++++ Supplied material
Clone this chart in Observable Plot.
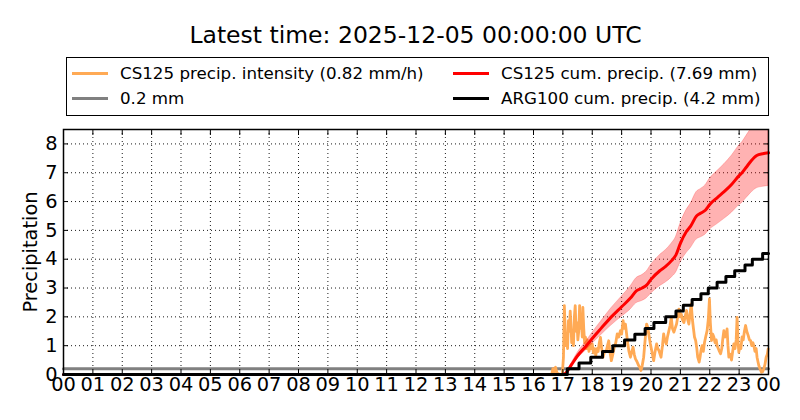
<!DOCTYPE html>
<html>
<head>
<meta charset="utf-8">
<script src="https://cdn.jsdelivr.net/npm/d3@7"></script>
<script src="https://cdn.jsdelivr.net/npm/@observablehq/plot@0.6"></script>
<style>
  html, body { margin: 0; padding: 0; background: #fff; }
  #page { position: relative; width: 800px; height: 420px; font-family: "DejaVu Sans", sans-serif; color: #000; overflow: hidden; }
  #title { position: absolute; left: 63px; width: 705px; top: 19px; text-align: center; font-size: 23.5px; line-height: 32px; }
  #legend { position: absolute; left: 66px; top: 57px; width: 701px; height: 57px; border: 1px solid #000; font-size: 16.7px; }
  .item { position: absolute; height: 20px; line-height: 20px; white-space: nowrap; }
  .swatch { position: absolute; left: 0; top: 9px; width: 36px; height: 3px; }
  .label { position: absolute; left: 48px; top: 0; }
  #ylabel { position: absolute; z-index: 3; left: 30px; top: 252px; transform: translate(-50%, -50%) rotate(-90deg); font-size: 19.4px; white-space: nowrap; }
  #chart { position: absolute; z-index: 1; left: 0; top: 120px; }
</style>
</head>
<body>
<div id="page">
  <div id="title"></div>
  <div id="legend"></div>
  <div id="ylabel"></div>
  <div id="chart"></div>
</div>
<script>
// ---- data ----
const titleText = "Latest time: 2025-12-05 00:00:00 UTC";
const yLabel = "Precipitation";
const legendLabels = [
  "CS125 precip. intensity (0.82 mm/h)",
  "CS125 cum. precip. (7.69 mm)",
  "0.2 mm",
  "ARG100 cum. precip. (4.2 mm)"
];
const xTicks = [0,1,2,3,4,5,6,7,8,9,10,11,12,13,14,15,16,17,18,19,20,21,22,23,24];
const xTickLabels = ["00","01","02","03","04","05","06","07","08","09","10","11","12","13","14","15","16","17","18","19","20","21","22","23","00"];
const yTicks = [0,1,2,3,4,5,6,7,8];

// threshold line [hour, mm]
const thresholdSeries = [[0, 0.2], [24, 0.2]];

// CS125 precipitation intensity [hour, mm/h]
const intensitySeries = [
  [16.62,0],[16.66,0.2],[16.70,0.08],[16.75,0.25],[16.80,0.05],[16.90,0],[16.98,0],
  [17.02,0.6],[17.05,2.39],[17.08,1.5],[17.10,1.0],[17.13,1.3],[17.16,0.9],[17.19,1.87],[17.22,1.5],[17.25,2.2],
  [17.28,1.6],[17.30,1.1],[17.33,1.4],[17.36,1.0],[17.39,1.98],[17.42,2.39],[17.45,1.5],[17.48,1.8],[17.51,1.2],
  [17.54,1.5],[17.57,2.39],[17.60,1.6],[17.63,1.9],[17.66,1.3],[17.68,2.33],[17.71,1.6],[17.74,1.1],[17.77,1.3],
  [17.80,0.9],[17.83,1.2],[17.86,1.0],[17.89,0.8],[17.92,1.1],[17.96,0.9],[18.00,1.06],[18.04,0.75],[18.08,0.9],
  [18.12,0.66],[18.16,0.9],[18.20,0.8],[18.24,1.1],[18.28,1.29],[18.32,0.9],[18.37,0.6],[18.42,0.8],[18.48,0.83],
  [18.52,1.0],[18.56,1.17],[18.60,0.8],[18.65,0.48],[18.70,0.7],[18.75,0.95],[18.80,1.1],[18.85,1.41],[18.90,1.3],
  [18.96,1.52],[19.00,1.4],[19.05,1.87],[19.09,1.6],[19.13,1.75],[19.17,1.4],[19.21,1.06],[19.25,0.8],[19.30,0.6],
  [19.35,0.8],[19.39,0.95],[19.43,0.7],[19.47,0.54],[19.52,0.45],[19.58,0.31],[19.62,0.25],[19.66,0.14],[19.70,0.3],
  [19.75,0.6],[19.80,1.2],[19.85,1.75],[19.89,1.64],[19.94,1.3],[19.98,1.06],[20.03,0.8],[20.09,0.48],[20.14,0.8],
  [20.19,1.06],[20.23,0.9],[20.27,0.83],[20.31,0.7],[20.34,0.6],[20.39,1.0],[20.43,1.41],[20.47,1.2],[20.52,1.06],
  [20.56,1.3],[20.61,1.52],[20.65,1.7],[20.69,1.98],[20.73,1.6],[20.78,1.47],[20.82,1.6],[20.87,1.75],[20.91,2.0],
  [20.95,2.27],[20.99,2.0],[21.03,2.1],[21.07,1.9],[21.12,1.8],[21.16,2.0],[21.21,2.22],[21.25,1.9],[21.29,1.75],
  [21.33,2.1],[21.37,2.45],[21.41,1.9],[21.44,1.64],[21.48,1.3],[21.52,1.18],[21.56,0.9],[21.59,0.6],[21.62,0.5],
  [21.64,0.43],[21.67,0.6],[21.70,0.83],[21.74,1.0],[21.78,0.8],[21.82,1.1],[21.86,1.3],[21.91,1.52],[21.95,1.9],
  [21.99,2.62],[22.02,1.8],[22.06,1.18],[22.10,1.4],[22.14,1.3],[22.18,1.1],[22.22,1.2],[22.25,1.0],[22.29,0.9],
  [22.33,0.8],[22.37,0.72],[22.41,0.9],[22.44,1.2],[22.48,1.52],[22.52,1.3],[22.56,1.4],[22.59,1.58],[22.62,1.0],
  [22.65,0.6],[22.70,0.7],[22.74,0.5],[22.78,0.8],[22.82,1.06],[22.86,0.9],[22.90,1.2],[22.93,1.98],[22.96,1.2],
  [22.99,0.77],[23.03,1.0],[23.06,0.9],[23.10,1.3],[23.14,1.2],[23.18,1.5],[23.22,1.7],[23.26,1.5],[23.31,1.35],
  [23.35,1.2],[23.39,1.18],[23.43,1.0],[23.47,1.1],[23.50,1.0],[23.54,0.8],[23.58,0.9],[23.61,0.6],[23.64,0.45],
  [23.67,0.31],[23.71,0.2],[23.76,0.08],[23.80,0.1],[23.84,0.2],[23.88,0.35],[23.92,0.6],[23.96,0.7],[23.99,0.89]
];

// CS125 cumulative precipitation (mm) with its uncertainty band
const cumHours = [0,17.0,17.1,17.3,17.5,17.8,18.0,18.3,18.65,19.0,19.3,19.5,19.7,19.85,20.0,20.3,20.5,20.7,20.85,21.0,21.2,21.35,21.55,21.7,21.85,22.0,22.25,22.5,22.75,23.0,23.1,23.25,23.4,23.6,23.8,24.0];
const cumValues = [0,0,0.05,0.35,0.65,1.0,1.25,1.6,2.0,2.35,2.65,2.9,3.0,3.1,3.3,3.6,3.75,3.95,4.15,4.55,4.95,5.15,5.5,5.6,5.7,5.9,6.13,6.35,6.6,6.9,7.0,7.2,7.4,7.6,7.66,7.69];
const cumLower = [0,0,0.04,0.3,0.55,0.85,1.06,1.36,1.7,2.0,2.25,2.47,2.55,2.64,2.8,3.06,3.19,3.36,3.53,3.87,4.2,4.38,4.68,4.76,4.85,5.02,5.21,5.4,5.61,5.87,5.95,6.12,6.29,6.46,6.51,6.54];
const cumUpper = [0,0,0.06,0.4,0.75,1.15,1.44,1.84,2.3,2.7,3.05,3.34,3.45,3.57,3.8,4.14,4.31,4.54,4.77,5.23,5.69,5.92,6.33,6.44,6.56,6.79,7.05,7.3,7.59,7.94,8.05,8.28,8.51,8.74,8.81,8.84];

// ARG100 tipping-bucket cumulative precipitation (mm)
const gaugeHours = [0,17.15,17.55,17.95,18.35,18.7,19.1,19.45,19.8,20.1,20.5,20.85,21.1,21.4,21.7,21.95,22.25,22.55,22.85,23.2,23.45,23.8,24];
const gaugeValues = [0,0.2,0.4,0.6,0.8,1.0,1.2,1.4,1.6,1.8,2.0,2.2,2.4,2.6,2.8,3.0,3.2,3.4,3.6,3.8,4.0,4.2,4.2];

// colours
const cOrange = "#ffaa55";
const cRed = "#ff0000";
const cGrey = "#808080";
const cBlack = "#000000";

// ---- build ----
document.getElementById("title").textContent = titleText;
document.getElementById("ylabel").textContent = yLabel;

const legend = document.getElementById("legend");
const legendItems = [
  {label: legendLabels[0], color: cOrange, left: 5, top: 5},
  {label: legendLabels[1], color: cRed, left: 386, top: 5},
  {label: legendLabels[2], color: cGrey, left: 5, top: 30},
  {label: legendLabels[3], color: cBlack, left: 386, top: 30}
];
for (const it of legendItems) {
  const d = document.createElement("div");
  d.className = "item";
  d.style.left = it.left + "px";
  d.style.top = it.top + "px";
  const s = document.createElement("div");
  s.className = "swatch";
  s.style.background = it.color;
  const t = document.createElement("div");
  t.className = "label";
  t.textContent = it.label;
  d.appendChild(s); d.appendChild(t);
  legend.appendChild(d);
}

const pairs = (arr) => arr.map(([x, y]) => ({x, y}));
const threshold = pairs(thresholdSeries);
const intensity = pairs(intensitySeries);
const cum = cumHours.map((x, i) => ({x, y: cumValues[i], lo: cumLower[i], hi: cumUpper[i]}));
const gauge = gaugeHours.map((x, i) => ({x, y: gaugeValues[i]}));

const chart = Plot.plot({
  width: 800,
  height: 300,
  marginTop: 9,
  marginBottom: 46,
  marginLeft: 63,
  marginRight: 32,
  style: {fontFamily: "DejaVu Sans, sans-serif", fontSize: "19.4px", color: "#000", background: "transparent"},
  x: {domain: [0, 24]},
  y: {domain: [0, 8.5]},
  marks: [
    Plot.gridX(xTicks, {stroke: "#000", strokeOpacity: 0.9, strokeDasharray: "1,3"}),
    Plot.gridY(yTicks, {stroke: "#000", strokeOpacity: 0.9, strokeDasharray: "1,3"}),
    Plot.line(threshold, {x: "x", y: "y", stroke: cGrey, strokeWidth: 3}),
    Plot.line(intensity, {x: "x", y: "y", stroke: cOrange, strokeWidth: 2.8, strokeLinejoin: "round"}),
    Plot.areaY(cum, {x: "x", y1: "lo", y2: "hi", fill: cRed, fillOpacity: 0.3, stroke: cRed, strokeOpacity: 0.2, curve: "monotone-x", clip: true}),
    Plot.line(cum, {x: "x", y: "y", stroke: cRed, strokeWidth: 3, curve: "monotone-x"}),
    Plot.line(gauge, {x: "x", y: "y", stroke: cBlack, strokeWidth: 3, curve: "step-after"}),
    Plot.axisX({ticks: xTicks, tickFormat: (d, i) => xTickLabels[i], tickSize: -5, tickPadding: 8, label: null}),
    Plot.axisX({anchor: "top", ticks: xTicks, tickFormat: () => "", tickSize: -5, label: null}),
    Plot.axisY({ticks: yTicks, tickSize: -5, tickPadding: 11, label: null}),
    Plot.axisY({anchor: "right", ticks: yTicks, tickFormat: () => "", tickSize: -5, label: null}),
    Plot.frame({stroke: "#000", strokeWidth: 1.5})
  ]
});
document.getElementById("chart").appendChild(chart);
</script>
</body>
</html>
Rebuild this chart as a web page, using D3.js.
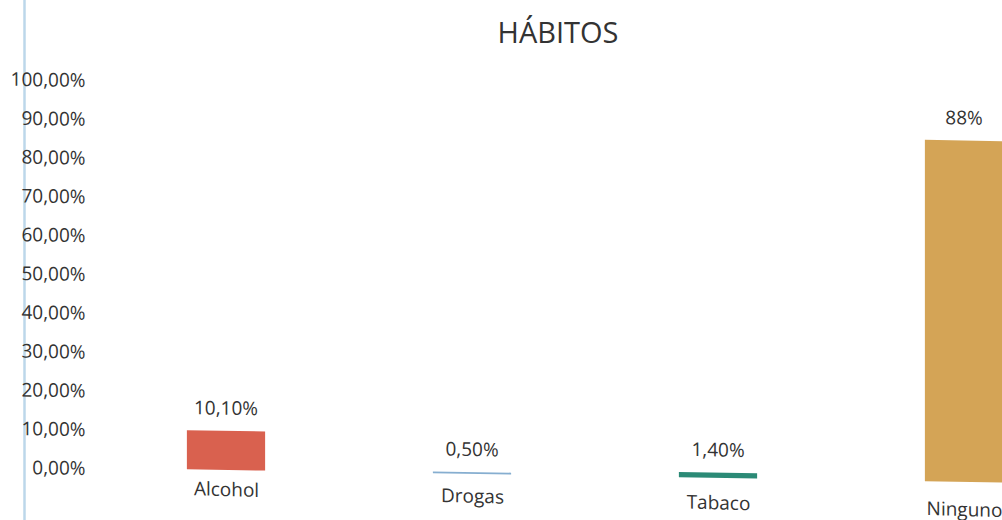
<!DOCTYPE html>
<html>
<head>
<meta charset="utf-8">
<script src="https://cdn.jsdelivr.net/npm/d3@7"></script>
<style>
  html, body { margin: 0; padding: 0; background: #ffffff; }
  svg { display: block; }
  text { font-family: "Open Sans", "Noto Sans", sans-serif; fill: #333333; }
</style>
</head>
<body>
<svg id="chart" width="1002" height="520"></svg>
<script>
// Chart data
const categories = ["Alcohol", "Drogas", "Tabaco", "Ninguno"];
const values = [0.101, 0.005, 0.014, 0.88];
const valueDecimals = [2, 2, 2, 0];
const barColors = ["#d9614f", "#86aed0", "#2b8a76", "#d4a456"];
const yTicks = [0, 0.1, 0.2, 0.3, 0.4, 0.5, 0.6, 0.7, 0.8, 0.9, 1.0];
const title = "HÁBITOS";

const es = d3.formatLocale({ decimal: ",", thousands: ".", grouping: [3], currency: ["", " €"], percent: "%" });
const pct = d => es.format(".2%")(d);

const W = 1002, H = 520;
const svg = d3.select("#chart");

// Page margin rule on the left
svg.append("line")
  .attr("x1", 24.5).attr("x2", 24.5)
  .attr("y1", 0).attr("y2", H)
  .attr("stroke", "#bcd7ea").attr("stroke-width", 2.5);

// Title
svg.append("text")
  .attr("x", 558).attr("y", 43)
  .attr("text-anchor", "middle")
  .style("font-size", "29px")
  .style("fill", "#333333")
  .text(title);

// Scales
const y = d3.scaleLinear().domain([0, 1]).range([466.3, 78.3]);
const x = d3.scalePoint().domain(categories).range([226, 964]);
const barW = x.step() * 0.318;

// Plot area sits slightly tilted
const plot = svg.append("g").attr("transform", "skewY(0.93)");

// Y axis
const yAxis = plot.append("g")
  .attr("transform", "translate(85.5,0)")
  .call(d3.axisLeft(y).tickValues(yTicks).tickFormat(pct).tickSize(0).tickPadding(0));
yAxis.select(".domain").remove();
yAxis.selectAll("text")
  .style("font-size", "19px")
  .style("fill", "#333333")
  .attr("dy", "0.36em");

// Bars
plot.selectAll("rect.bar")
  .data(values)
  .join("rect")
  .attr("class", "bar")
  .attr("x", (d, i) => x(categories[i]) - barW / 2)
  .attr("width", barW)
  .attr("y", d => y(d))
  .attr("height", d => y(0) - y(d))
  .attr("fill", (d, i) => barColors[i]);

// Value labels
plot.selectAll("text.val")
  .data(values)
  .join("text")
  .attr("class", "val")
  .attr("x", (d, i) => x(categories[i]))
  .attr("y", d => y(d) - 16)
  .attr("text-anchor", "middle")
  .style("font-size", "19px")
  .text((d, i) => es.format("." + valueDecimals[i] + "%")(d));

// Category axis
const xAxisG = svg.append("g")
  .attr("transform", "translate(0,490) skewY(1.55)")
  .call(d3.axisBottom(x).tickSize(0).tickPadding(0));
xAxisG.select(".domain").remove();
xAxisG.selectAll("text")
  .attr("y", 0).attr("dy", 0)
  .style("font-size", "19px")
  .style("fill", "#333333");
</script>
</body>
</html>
++++++++
## Problem to work on
Search the records for the word "this". Copy every line that has it.

## Written answer
Clone this chart in Observable Plot.
Rebuild this chart as a web page, using D3.js.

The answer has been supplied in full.